“比惨”与“哭穷”
陈鲁民 商丘网——京九晚报 2016-11-29 07:06
报载,如今在一些大学里,为了评定贫困生助学金,要求申报的学生公开陈述自家的困窘境况,以进行比较甄别。有人如实报告,有啥说啥;也有人过度渲染、夸张穷困,结果把评定会搞成了“比惨大会”“哭穷大会”。“比惨”与“哭穷”,无非是说自己比别人都过得差,更需要救助,更有理由得到高级别的助学金,但是一夸张甚至造假,就有些走偏了,甚至于道德失分了。
圣经说,太阳底下无新事。说到“比惨”与“哭穷”,也是古已有之,并不新鲜。“寡妇携子悲,将军被敌擒,失宠宫女泪,落第举子心”,就是文人骚客列出的人生四大惨事。又有好事者将人生四大幸事改成四大悲事:“久旱逢甘霖,几滴;他乡遇故知,债主;洞房花烛夜,隔壁;金榜题名时,他人。

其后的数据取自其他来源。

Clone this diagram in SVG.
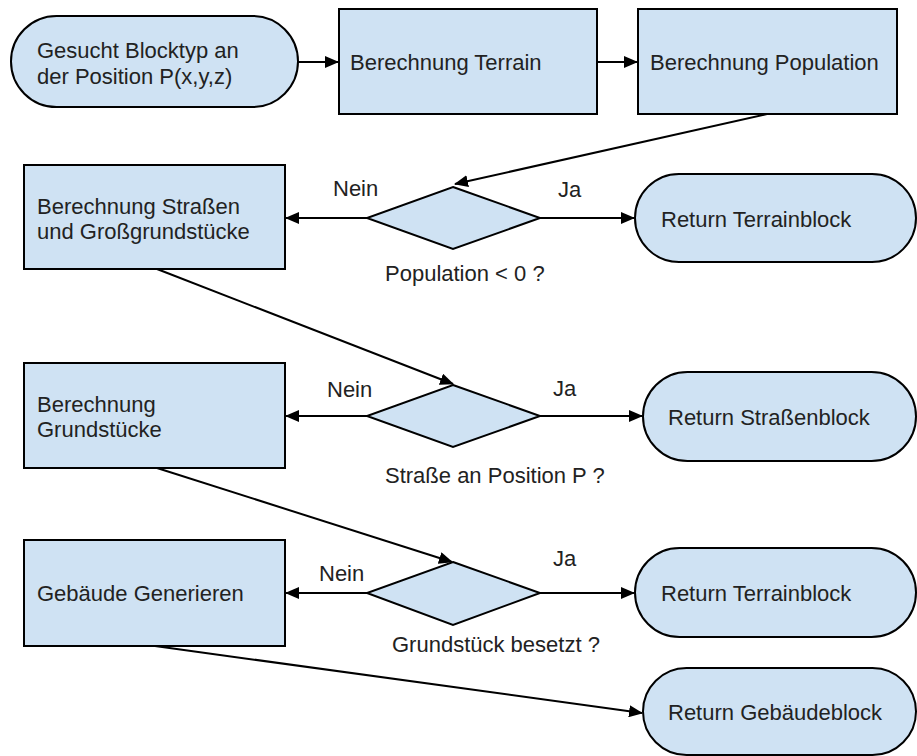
<svg xmlns="http://www.w3.org/2000/svg" width="917" height="756" viewBox="0 0 917 756">
<defs>
<style>
.n{fill:#cfe2f3;stroke:#000;stroke-width:2}
.t{font-family:"Liberation Sans",Arial,sans-serif;font-size:22px;fill:#222}
.c{fill:none;stroke:#000;stroke-width:2}
</style>
<marker id="a" markerUnits="userSpaceOnUse" markerWidth="14" markerHeight="12" refX="13" refY="6" orient="auto">
<path d="M0,0 L14,6 L0,12 Z" fill="#000"/>
</marker>
</defs>
<rect width="917" height="756" fill="#fff"/>
<g id="connectors">
<line class="c" x1="298" y1="62" x2="338" y2="62" marker-end="url(#a)"/>
<line class="c" x1="597" y1="62" x2="637" y2="62" marker-end="url(#a)"/>
<line class="c" x1="767" y1="114" x2="455" y2="184" marker-end="url(#a)"/>
<line class="c" x1="367" y1="218" x2="286" y2="218" marker-end="url(#a)"/>
<line class="c" x1="540" y1="218" x2="634" y2="218" marker-end="url(#a)"/>
<line class="c" x1="157" y1="269" x2="453" y2="384" marker-end="url(#a)"/>
<line class="c" x1="367" y1="416" x2="286" y2="416" marker-end="url(#a)"/>
<line class="c" x1="540" y1="416" x2="642" y2="416" marker-end="url(#a)"/>
<line class="c" x1="157" y1="468" x2="452" y2="562" marker-end="url(#a)"/>
<line class="c" x1="367" y1="593" x2="286" y2="593" marker-end="url(#a)"/>
<line class="c" x1="540" y1="593" x2="634" y2="593" marker-end="url(#a)"/>
<line class="c" x1="155" y1="646" x2="642" y2="713" marker-end="url(#a)"/>
<text class="t" x="333" y="196">Nein</text>
<text class="t" x="558" y="197">Ja</text>
<text class="t" x="327" y="397">Nein</text>
<text class="t" x="553" y="396">Ja</text>
<text class="t" x="319" y="581">Nein</text>
<text class="t" x="553" y="566">Ja</text>
</g>
<g id="start">
<rect class="n" x="11" y="16" width="287" height="91" rx="45.5"/>
<text class="t" x="37" y="58">Gesucht Blocktyp an</text>
<text class="t" x="37" y="84">der Position P(x,y,z)</text>
</g>
<g id="terrain">
<rect class="n" x="339" y="9" width="258" height="105"/>
<text class="t" x="350" y="70">Berechnung Terrain</text>
</g>
<g id="population">
<rect class="n" x="638" y="9" width="259" height="105"/>
<text class="t" x="650" y="70">Berechnung Population</text>
</g>
<g id="d1">
<polygon class="n" points="453,187 540,218 453,249 367,218"/>
<text class="t" x="385" y="281">Population &lt; 0 ?</text>
</g>
<g id="strassen">
<rect class="n" x="24" y="165" width="261" height="104"/>
<text class="t" x="37" y="214">Berechnung Straßen</text>
<text class="t" x="37" y="239">und Großgrundstücke</text>
</g>
<g id="ret1">
<rect class="n" x="635" y="174" width="281" height="88" rx="44"/>
<text class="t" x="661" y="227">Return Terrainblock</text>
</g>
<g id="d2">
<polygon class="n" points="453,385 540,416 453,447 367,416"/>
<text class="t" x="385" y="483">Straße an Position P ?</text>
</g>
<g id="grundstuecke">
<rect class="n" x="24" y="363" width="261" height="105"/>
<text class="t" x="37" y="412">Berechnung</text>
<text class="t" x="37" y="437">Grundstücke</text>
</g>
<g id="ret2">
<rect class="n" x="643" y="372" width="273" height="89" rx="44.5"/>
<text class="t" x="668" y="425">Return Straßenblock</text>
</g>
<g id="d3">
<polygon class="n" points="453,562 540,593 453,625 367,593"/>
<text class="t" x="392" y="652">Grundstück besetzt ?</text>
</g>
<g id="gebaeude">
<rect class="n" x="24" y="540" width="261" height="106"/>
<text class="t" x="37" y="601">Gebäude Generieren</text>
</g>
<g id="ret3">
<rect class="n" x="635" y="548" width="281" height="89" rx="44.5"/>
<text class="t" x="661" y="601">Return Terrainblock</text>
</g>
<g id="ret4">
<rect class="n" x="643" y="668" width="273" height="87" rx="43.5"/>
<text class="t" x="668" y="720">Return Gebäudeblock</text>
</g>
</svg>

”这都是典型的书生口气,其实比他们要惨得多的还是穷苦百姓。《笑林广记》,三个叫花子拾到一截烟头,争吸。一人提议:每人作一诗,谁最穷谁吸。甲:“家有屋半间,上边露着天,睡的破凉席,枕的半头砖。”乙:“大地是我屋,日月当蜡烛,枕着胳膊睡,盖的脊梁骨。”丙:“身在半空悬,挨饿当过年,还有一口气,想吸这截烟。”丙以最惨取胜。虽系笑谈,其时比这更惨的生活境况并不罕见。
时过境迁,我们早已告别了一穷二白的日子,甚至淡忘了饥寒交迫为何物,曾经有过的“越穷越光荣”“越惨越革命”的荒唐时代也一去不复返了,人们终于悟出一个浅显而实在的道理:贫穷不是社会主义。现如今,谁富谁光荣,谁贵谁自豪,成了社会的主流意识,比富、比阔也成了时髦之举。“比惨”与“哭穷”不仅早已被边缘化,而且也是被人小瞧的事,如果不是为了利益考量,不是为了助学金、扶贫款,谁也不愿意抓顶贫困帽子往自己头上戴。君不见,就是大学里的“比惨大会”上,也有一些家里很困难但出于自尊心的考虑而不愿参加“比惨”的学生,当然,他们也要为了自己的面子付出代价,虽然这有失公正,没有做到“精准扶贫”。
还时不时能在网上看到一些公务员在晒自己的工资条,埋怨工资低,无法过活,甚至看到某些球星、明星也抱怨自己混得很惨,一年的收入还不及大腕们一次广告多。他们的所谓“比惨”和“哭穷”,主要是参照物太高,本来还不错的小日子,丰衣足食,小康水平,和那些富甲一方的主一比,确实是混得不怎么样,可是若和基层百姓一比,还是强很多的。所以,听他们“比惨”“哭穷”,似有过于矫情与无病呻吟之感。
当然,不论是谁,“比惨”和“哭穷”也是各人的自由,自娱自乐嘛。只是别太离谱,过于夸张,要实事求是,且不妨把比的参照物降一降,眼睛别老往大款巨富那里瞅,偶尔也屈尊和农民工比比,和一般工薪阶层比比,你可能就会觉得其实自己还过得挺不错的。清人袁枚在《马嵬》一诗中说:“莫唱当年长恨歌,人间亦自有银河。石壕村里夫妻别,泪比长生殿上多。”实际上,不怎么“比惨”“哭穷”的农民工的生活要比那些喜欢“哭穷”的明星、球星艰辛得多。
突然想到美国《读者文摘》登的一个小故事,老师让小学生写一篇家里很穷的作文,某小学生写道:我家很穷,爸爸很穷,妈妈很穷,管家很穷,司机很穷,厨师很穷,仆人很穷,园丁很穷,保镖也很穷……但愿我们的比惨哭穷别闹出这样的笑话。
星移斗转,沧海桑田。“家无隔夜粮,身无御寒衣”之类老话已很少再有用武之地,“比惨”“哭穷”的活动也会日渐式微——这也取决于我们的努力程度与前进速度。